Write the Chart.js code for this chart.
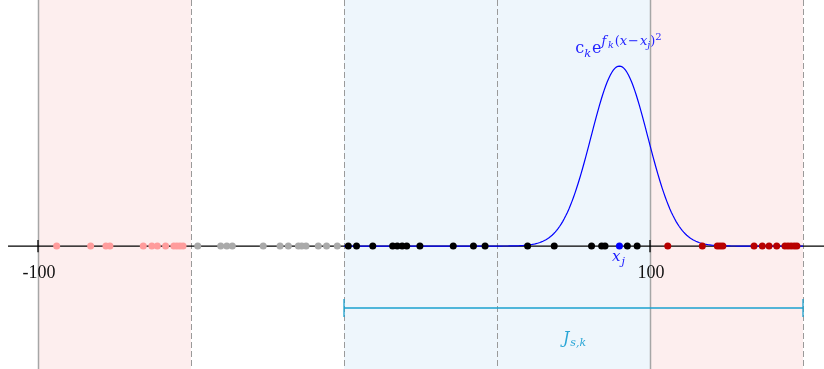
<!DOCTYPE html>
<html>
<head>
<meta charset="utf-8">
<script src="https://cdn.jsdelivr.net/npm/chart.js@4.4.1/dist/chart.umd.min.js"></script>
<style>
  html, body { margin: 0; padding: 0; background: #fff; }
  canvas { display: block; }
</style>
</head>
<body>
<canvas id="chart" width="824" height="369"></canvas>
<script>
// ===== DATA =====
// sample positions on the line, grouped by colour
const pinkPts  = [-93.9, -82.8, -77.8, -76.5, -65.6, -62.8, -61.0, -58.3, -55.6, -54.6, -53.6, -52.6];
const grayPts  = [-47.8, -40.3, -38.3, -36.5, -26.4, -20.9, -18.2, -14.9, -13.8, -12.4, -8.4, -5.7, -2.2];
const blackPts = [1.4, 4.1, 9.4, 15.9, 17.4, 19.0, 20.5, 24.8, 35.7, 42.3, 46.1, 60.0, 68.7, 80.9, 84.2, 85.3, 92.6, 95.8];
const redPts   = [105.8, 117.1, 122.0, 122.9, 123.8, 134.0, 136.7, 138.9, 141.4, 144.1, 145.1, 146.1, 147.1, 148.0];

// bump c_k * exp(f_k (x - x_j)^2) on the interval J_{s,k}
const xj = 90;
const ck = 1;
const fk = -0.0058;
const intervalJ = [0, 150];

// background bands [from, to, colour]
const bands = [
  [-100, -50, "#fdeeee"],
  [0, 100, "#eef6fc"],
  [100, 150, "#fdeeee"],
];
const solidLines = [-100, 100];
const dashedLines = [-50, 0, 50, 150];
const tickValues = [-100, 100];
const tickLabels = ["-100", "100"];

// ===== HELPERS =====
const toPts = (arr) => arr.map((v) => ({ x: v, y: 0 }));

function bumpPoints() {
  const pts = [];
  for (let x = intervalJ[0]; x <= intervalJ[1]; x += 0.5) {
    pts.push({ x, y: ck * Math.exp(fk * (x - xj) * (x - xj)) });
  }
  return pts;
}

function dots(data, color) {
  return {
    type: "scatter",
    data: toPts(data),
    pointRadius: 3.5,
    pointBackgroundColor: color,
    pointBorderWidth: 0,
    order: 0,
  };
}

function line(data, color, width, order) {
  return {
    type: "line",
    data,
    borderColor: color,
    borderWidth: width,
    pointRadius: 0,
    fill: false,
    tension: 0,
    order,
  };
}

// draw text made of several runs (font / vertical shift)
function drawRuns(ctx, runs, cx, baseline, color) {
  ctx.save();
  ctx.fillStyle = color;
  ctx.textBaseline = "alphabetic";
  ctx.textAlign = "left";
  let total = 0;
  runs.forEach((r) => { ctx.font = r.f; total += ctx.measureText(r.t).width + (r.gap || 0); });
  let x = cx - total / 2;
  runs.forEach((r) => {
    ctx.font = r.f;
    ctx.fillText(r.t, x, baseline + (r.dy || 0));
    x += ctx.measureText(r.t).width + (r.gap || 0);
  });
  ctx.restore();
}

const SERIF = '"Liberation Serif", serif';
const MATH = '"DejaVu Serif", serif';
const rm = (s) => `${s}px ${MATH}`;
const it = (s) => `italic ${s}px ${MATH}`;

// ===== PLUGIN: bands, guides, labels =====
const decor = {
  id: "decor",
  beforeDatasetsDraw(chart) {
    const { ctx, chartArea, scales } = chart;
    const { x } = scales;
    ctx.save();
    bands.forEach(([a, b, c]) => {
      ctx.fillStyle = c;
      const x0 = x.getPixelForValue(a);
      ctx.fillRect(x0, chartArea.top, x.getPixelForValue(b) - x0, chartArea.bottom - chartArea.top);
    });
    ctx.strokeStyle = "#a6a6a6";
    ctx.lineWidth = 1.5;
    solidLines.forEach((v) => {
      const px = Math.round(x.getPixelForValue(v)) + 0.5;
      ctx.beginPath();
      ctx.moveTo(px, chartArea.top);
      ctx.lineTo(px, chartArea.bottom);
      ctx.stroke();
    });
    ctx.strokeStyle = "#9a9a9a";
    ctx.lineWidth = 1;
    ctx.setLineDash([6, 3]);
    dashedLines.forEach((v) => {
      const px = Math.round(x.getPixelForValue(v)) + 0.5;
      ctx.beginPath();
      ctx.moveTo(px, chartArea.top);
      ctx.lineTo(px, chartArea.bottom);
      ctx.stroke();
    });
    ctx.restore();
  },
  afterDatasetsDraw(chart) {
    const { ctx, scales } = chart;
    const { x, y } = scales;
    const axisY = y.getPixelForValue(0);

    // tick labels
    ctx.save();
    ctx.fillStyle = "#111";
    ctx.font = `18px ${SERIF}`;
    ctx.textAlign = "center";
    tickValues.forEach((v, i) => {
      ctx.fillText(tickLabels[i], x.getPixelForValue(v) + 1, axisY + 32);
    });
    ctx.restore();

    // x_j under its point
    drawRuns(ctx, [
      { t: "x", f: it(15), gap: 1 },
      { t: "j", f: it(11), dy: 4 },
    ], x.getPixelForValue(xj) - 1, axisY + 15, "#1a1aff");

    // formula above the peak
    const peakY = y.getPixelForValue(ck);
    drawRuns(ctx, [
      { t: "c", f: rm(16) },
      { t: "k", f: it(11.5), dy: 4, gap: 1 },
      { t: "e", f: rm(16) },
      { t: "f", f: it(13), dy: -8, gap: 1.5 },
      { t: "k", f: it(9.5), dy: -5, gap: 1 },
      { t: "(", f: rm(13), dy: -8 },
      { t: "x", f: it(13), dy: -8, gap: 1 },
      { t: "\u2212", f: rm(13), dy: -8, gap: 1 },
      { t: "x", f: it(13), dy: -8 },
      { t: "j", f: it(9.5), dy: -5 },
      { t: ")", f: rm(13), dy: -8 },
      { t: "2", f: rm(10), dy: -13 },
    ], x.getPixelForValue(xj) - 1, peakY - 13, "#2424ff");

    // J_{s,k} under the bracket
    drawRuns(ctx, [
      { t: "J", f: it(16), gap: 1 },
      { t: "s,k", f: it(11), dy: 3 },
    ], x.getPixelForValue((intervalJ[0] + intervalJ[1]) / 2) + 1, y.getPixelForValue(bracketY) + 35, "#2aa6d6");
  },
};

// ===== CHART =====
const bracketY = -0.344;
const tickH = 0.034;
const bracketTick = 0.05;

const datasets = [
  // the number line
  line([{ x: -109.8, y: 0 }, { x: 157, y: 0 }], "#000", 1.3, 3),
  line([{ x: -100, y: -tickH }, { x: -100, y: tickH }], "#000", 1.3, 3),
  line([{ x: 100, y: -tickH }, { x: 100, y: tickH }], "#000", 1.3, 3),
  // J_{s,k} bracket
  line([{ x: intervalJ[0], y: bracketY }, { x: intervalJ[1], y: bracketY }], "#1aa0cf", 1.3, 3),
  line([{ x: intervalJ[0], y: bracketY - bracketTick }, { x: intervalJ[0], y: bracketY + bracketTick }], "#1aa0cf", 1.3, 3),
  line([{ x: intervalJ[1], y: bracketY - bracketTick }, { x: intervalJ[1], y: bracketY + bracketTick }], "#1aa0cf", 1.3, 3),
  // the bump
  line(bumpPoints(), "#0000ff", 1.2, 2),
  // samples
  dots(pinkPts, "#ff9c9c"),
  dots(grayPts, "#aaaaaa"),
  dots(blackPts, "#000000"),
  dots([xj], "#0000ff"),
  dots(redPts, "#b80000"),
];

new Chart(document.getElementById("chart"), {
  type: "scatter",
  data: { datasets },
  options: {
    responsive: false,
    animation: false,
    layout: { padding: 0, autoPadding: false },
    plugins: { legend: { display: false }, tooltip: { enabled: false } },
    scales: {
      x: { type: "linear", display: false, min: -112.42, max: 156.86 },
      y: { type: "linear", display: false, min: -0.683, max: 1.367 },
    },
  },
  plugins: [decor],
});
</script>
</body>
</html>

—————

- [Written problem]:
From the data above, write out everything exactly except the pictures.

- [Complete answer]:
Write the Chart.js code for this chart.
<!DOCTYPE html>
<html>
<head>
<meta charset="utf-8">
<script src="https://cdn.jsdelivr.net/npm/chart.js@4.4.1/dist/chart.umd.min.js"></script>
<style>
  html, body { margin: 0; padding: 0; background: #fff; }
  canvas { display: block; }
</style>
</head>
<body>
<canvas id="chart" width="824" height="369"></canvas>
<script>
// ===== DATA =====
// sample positions on the line, grouped by colour
const pinkPts  = [-93.9, -82.8, -77.8, -76.5, -65.6, -62.8, -61.0, -58.3, -55.6, -54.6, -53.6, -52.6];
const grayPts  = [-47.8, -40.3, -38.3, -36.5, -26.4, -20.9, -18.2, -14.9, -13.8, -12.4, -8.4, -5.7, -2.2];
const blackPts = [1.4, 4.1, 9.4, 15.9, 17.4, 19.0, 20.5, 24.8, 35.7, 42.3, 46.1, 60.0, 68.7, 80.9, 84.2, 85.3, 92.6, 95.8];
const redPts   = [105.8, 117.1, 122.0, 122.9, 123.8, 134.0, 136.7, 138.9, 141.4, 144.1, 145.1, 146.1, 147.1, 148.0];

// bump c_k * exp(f_k (x - x_j)^2) on the interval J_{s,k}
const xj = 90;
const ck = 1;
const fk = -0.0058;
const intervalJ = [0, 150];

// background bands [from, to, colour]
const bands = [
  [-100, -50, "#fdeeee"],
  [0, 100, "#eef6fc"],
  [100, 150, "#fdeeee"],
];
const solidLines = [-100, 100];
const dashedLines = [-50, 0, 50, 150];
const tickValues = [-100, 100];
const tickLabels = ["-100", "100"];

// ===== HELPERS =====
const toPts = (arr) => arr.map((v) => ({ x: v, y: 0 }));

function bumpPoints() {
  const pts = [];
  for (let x = intervalJ[0]; x <= intervalJ[1]; x += 0.5) {
    pts.push({ x, y: ck * Math.exp(fk * (x - xj) * (x - xj)) });
  }
  return pts;
}

function dots(data, color) {
  return {
    type: "scatter",
    data: toPts(data),
    pointRadius: 3.5,
    pointBackgroundColor: color,
    pointBorderWidth: 0,
    order: 0,
  };
}

function line(data, color, width, order) {
  return {
    type: "line",
    data,
    borderColor: color,
    borderWidth: width,
    pointRadius: 0,
    fill: false,
    tension: 0,
    order,
  };
}

// draw text made of several runs (font / vertical shift)
function drawRuns(ctx, runs, cx, baseline, color) {
  ctx.save();
  ctx.fillStyle = color;
  ctx.textBaseline = "alphabetic";
  ctx.textAlign = "left";
  let total = 0;
  runs.forEach((r) => { ctx.font = r.f; total += ctx.measureText(r.t).width + (r.gap || 0); });
  let x = cx - total / 2;
  runs.forEach((r) => {
    ctx.font = r.f;
    ctx.fillText(r.t, x, baseline + (r.dy || 0));
    x += ctx.measureText(r.t).width + (r.gap || 0);
  });
  ctx.restore();
}

const SERIF = '"Liberation Serif", serif';
const MATH = '"DejaVu Serif", serif';
const rm = (s) => `${s}px ${MATH}`;
const it = (s) => `italic ${s}px ${MATH}`;

// ===== PLUGIN: bands, guides, labels =====
const decor = {
  id: "decor",
  beforeDatasetsDraw(chart) {
    const { ctx, chartArea, scales } = chart;
    const { x } = scales;
    ctx.save();
    bands.forEach(([a, b, c]) => {
      ctx.fillStyle = c;
      const x0 = x.getPixelForValue(a);
      ctx.fillRect(x0, chartArea.top, x.getPixelForValue(b) - x0, chartArea.bottom - chartArea.top);
    });
    ctx.strokeStyle = "#a6a6a6";
    ctx.lineWidth = 1.5;
    solidLines.forEach((v) => {
      const px = Math.round(x.getPixelForValue(v)) + 0.5;
      ctx.beginPath();
      ctx.moveTo(px, chartArea.top);
      ctx.lineTo(px, chartArea.bottom);
      ctx.stroke();
    });
    ctx.strokeStyle = "#9a9a9a";
    ctx.lineWidth = 1;
    ctx.setLineDash([6, 3]);
    dashedLines.forEach((v) => {
      const px = Math.round(x.getPixelForValue(v)) + 0.5;
      ctx.beginPath();
      ctx.moveTo(px, chartArea.top);
      ctx.lineTo(px, chartArea.bottom);
      ctx.stroke();
    });
    ctx.restore();
  },
  afterDatasetsDraw(chart) {
    const { ctx, scales } = chart;
    const { x, y } = scales;
    const axisY = y.getPixelForValue(0);

    // tick labels
    ctx.save();
    ctx.fillStyle = "#111";
    ctx.font = `18px ${SERIF}`;
    ctx.textAlign = "center";
    tickValues.forEach((v, i) => {
      ctx.fillText(tickLabels[i], x.getPixelForValue(v) + 1, axisY + 32);
    });
    ctx.restore();

    // x_j under its point
    drawRuns(ctx, [
      { t: "x", f: it(15), gap: 1 },
      { t: "j", f: it(11), dy: 4 },
    ], x.getPixelForValue(xj) - 1, axisY + 15, "#1a1aff");

    // formula above the peak
    const peakY = y.getPixelForValue(ck);
    drawRuns(ctx, [
      { t: "c", f: rm(16) },
      { t: "k", f: it(11.5), dy: 4, gap: 1 },
      { t: "e", f: rm(16) },
      { t: "f", f: it(13), dy: -8, gap: 1.5 },
      { t: "k", f: it(9.5), dy: -5, gap: 1 },
      { t: "(", f: rm(13), dy: -8 },
      { t: "x", f: it(13), dy: -8, gap: 1 },
      { t: "\u2212", f: rm(13), dy: -8, gap: 1 },
      { t: "x", f: it(13), dy: -8 },
      { t: "j", f: it(9.5), dy: -5 },
      { t: ")", f: rm(13), dy: -8 },
      { t: "2", f: rm(10), dy: -13 },
    ], x.getPixelForValue(xj) - 1, peakY - 13, "#2424ff");

    // J_{s,k} under the bracket
    drawRuns(ctx, [
      { t: "J", f: it(16), gap: 1 },
      { t: "s,k", f: it(11), dy: 3 },
    ], x.getPixelForValue((intervalJ[0] + intervalJ[1]) / 2) + 1, y.getPixelForValue(bracketY) + 35, "#2aa6d6");
  },
};

// ===== CHART =====
const bracketY = -0.344;
const tickH = 0.034;
const bracketTick = 0.05;

const datasets = [
  // the number line
  line([{ x: -109.8, y: 0 }, { x: 157, y: 0 }], "#000", 1.3, 3),
  line([{ x: -100, y: -tickH }, { x: -100, y: tickH }], "#000", 1.3, 3),
  line([{ x: 100, y: -tickH }, { x: 100, y: tickH }], "#000", 1.3, 3),
  // J_{s,k} bracket
  line([{ x: intervalJ[0], y: bracketY }, { x: intervalJ[1], y: bracketY }], "#1aa0cf", 1.3, 3),
  line([{ x: intervalJ[0], y: bracketY - bracketTick }, { x: intervalJ[0], y: bracketY + bracketTick }], "#1aa0cf", 1.3, 3),
  line([{ x: intervalJ[1], y: bracketY - bracketTick }, { x: intervalJ[1], y: bracketY + bracketTick }], "#1aa0cf", 1.3, 3),
  // the bump
  line(bumpPoints(), "#0000ff", 1.2, 2),
  // samples
  dots(pinkPts, "#ff9c9c"),
  dots(grayPts, "#aaaaaa"),
  dots(blackPts, "#000000"),
  dots([xj], "#0000ff"),
  dots(redPts, "#b80000"),
];

new Chart(document.getElementById("chart"), {
  type: "scatter",
  data: { datasets },
  options: {
    responsive: false,
    animation: false,
    layout: { padding: 0, autoPadding: false },
    plugins: { legend: { display: false }, tooltip: { enabled: false } },
    scales: {
      x: { type: "linear", display: false, min: -112.42, max: 156.86 },
      y: { type: "linear", display: false, min: -0.683, max: 1.367 },
    },
  },
  plugins: [decor],
});
</script>
</body>
</html>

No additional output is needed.